Copy out each line below that has the word "page" in it.
-- BEGIN --
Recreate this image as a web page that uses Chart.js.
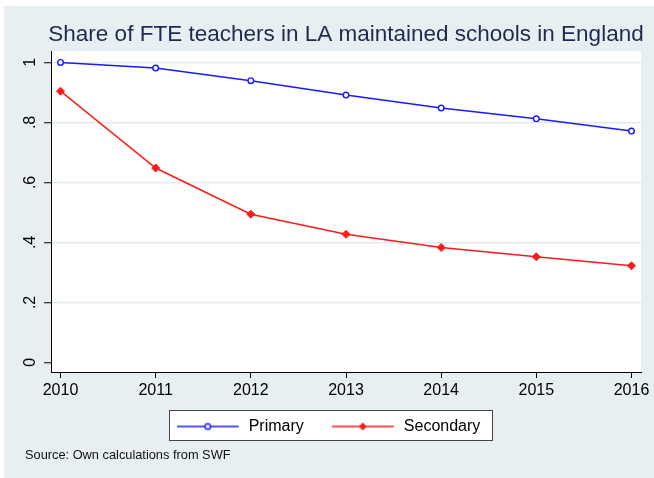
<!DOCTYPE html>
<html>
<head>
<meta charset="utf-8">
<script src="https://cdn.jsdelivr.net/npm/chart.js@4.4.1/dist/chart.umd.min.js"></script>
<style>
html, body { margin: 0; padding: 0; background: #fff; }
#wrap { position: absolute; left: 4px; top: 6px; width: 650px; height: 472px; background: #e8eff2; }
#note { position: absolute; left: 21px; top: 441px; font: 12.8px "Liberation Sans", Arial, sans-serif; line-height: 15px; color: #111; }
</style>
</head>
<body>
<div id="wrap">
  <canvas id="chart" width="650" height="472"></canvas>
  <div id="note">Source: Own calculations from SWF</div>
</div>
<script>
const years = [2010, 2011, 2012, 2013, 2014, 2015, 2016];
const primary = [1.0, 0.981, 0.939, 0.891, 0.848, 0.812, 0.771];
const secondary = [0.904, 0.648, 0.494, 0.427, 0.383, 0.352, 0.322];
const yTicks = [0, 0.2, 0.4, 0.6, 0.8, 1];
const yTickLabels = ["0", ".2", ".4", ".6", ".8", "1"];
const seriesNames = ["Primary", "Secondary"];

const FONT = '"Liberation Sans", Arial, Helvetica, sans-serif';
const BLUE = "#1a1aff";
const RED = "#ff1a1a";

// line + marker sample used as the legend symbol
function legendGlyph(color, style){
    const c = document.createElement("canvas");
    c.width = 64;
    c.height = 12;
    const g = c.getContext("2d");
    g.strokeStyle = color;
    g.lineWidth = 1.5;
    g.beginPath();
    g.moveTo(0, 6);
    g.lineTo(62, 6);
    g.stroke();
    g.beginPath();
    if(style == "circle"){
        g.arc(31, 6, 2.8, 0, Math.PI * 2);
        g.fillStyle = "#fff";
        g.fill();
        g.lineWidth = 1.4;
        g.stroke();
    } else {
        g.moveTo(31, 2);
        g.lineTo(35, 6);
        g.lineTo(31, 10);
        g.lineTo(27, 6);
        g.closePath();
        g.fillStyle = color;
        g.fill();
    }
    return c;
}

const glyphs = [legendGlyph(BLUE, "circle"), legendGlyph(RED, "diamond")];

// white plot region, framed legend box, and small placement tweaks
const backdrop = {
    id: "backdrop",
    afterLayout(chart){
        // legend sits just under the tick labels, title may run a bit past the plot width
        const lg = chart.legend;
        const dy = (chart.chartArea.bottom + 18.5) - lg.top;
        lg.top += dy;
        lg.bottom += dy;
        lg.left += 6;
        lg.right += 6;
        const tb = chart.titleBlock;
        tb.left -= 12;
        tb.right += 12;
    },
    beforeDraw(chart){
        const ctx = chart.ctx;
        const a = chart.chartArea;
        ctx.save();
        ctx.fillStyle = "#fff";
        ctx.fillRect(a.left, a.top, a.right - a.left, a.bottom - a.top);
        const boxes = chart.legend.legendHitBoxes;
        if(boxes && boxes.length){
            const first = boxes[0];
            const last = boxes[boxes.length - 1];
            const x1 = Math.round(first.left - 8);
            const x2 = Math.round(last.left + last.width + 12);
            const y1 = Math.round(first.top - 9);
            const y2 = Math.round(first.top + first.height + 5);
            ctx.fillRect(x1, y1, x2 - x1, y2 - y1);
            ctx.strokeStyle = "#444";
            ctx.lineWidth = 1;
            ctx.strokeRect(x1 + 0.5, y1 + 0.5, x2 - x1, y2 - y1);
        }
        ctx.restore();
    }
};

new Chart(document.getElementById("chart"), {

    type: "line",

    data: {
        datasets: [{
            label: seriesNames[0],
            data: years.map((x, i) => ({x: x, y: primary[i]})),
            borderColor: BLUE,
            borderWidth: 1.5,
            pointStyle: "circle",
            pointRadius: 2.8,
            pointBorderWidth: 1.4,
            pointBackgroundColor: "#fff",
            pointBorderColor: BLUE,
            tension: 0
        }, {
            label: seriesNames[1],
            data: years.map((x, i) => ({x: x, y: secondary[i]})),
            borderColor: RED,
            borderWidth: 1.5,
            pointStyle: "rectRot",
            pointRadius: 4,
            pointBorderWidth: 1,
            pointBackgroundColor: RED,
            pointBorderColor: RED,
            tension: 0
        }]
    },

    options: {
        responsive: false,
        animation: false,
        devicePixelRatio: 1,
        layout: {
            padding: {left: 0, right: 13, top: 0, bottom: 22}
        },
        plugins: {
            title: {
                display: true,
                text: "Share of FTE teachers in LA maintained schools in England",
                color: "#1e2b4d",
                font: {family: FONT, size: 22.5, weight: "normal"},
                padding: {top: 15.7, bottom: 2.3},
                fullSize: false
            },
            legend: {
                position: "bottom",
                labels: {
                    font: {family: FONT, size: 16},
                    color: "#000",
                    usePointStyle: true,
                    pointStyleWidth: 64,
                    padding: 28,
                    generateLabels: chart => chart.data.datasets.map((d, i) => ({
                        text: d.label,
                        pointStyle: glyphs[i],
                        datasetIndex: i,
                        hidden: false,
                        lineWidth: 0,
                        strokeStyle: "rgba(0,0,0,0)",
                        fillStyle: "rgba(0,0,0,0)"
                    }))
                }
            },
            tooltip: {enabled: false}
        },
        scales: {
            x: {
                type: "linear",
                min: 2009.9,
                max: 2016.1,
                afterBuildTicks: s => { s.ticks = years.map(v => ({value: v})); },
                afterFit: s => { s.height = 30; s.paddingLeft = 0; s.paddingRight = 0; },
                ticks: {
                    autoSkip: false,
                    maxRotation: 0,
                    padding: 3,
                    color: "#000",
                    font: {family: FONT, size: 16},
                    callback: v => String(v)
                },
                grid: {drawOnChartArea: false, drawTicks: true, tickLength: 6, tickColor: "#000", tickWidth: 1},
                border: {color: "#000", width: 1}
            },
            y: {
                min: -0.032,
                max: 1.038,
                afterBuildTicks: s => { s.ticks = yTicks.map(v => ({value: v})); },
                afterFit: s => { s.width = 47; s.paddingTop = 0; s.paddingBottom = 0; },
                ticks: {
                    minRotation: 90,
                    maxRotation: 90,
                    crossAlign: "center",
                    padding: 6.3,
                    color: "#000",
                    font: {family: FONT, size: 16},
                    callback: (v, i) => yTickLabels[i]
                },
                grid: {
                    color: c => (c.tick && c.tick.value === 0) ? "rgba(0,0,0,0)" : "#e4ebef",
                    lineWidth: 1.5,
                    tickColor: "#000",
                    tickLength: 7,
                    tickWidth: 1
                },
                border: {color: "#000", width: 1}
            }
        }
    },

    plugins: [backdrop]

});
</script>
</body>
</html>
-- END --
-- BEGIN --
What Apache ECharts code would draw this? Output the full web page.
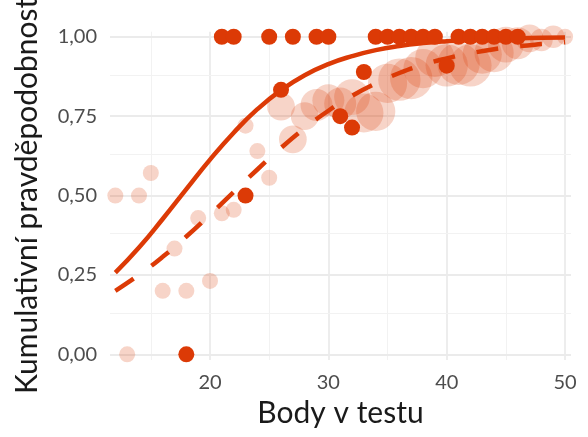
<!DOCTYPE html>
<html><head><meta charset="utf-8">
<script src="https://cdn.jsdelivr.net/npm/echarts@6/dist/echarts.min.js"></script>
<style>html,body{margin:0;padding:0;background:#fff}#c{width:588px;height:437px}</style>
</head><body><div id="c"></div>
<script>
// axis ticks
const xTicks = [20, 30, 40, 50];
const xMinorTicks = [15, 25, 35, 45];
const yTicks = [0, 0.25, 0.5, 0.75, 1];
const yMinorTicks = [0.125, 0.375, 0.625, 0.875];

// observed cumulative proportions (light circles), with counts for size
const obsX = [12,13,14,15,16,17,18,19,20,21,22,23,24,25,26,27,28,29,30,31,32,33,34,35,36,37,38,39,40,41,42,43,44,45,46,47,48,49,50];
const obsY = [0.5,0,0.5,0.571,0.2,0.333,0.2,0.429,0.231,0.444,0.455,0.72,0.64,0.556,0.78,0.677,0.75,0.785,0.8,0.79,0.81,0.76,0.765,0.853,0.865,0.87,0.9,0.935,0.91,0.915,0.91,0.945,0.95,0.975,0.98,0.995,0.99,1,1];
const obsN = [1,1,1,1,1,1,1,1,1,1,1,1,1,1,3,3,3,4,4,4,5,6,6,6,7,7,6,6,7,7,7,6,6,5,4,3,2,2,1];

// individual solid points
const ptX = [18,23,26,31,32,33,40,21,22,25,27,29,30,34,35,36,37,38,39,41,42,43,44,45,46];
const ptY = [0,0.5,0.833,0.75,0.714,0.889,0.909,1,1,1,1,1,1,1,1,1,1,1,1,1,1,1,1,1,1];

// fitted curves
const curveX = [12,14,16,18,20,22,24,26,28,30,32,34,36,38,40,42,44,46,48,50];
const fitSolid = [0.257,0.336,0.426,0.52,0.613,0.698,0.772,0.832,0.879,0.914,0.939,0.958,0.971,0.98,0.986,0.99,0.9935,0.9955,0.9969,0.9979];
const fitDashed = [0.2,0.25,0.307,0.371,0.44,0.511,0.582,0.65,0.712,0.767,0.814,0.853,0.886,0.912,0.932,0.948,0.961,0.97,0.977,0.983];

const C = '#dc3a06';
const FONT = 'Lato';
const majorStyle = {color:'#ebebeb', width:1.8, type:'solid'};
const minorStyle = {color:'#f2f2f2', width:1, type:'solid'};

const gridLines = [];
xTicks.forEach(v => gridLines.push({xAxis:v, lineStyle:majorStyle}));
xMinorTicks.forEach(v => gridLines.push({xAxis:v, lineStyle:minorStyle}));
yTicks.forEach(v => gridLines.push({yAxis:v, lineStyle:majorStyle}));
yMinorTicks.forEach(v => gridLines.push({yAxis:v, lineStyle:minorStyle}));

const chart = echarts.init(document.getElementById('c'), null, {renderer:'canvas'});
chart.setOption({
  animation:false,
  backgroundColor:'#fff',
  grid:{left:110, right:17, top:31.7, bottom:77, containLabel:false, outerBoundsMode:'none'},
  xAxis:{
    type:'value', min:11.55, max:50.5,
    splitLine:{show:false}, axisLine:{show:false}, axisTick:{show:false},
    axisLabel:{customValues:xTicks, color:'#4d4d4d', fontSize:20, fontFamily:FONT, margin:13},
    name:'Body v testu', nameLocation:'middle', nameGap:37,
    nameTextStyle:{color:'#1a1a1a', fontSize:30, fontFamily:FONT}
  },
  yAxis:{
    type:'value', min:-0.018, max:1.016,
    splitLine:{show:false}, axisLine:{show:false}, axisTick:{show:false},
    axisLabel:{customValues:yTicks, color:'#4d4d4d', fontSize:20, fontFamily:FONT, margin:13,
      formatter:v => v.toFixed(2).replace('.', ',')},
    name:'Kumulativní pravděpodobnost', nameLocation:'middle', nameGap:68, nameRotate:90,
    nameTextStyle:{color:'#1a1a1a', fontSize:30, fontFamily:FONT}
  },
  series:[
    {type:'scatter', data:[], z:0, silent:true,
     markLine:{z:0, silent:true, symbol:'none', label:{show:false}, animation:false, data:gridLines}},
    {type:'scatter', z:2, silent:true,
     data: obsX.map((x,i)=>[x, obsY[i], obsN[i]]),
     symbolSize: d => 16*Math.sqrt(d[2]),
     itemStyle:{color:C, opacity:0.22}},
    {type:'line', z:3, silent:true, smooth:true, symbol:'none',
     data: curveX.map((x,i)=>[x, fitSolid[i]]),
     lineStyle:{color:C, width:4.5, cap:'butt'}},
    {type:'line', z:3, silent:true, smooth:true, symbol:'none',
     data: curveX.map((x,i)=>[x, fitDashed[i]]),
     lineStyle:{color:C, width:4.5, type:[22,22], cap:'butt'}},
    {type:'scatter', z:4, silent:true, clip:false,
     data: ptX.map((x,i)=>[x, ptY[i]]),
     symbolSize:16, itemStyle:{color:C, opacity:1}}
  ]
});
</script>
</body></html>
-- END --
__Task solution__.
Recreate this image as a web page that uses Chart.js.
What Apache ECharts code would draw this? Output the full web page.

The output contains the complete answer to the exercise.